WORK TO BE COMPLETED
Return the records word for word. Any pictures in them are not part of the copy.

::: SUPPLIED INFORMATION

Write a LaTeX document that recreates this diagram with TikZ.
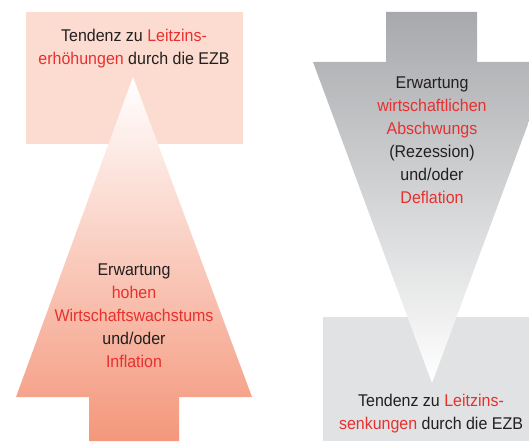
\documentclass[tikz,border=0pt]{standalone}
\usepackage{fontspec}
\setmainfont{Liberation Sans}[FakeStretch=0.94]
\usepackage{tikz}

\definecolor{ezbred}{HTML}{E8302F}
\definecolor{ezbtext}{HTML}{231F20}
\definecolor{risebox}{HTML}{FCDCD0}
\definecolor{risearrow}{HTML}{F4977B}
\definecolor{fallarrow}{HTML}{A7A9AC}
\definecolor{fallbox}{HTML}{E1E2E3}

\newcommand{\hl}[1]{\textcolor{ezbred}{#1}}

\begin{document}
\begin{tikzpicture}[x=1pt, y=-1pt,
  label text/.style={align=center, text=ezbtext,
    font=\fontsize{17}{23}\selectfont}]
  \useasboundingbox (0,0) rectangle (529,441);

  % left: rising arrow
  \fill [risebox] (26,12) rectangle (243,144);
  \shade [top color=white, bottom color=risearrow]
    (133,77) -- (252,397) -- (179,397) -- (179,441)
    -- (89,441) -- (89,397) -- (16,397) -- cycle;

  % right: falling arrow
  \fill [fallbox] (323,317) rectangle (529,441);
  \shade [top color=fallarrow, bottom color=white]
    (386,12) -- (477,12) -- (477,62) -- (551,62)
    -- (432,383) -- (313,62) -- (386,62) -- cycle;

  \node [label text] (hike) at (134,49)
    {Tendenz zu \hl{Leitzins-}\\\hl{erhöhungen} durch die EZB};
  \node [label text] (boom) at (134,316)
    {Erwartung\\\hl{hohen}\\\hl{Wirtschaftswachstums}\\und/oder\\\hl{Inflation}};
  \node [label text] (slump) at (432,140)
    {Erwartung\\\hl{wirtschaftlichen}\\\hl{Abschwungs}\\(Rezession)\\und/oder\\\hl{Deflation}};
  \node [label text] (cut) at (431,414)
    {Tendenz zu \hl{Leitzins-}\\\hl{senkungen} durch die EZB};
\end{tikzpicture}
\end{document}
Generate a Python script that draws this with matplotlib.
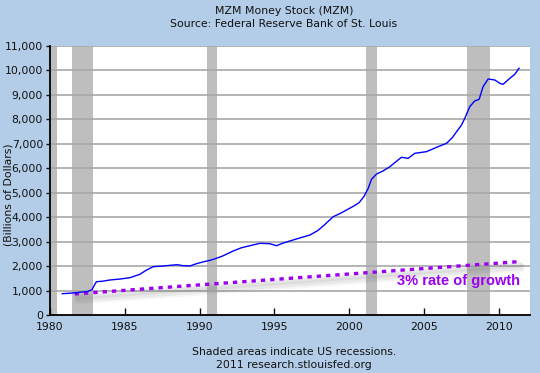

::::::

TASK ANSWER
Write a LaTeX document that recreates this diagram with TikZ.
\documentclass[tikz,border=0pt]{standalone}
\usepackage{fontspec}
\setmainfont{Liberation Sans}[FakeStretch=0.94]
\usepackage{tikz}

\definecolor{ezbred}{HTML}{E8302F}
\definecolor{ezbtext}{HTML}{231F20}
\definecolor{risebox}{HTML}{FCDCD0}
\definecolor{risearrow}{HTML}{F4977B}
\definecolor{fallarrow}{HTML}{A7A9AC}
\definecolor{fallbox}{HTML}{E1E2E3}

\newcommand{\hl}[1]{\textcolor{ezbred}{#1}}

\begin{document}
\begin{tikzpicture}[x=1pt, y=-1pt,
  label text/.style={align=center, text=ezbtext,
    font=\fontsize{17}{23}\selectfont}]
  \useasboundingbox (0,0) rectangle (529,441);

  % left: rising arrow
  \fill [risebox] (26,12) rectangle (243,144);
  \shade [top color=white, bottom color=risearrow]
    (133,77) -- (252,397) -- (179,397) -- (179,441)
    -- (89,441) -- (89,397) -- (16,397) -- cycle;

  % right: falling arrow
  \fill [fallbox] (323,317) rectangle (529,441);
  \shade [top color=fallarrow, bottom color=white]
    (386,12) -- (477,12) -- (477,62) -- (551,62)
    -- (432,383) -- (313,62) -- (386,62) -- cycle;

  \node [label text] (hike) at (134,49)
    {Tendenz zu \hl{Leitzins-}\\\hl{erhöhungen} durch die EZB};
  \node [label text] (boom) at (134,316)
    {Erwartung\\\hl{hohen}\\\hl{Wirtschaftswachstums}\\und/oder\\\hl{Inflation}};
  \node [label text] (slump) at (432,140)
    {Erwartung\\\hl{wirtschaftlichen}\\\hl{Abschwungs}\\(Rezession)\\und/oder\\\hl{Deflation}};
  \node [label text] (cut) at (431,414)
    {Tendenz zu \hl{Leitzins-}\\\hl{senkungen} durch die EZB};
\end{tikzpicture}
\end{document}
Generate a Python script that draws this with matplotlib.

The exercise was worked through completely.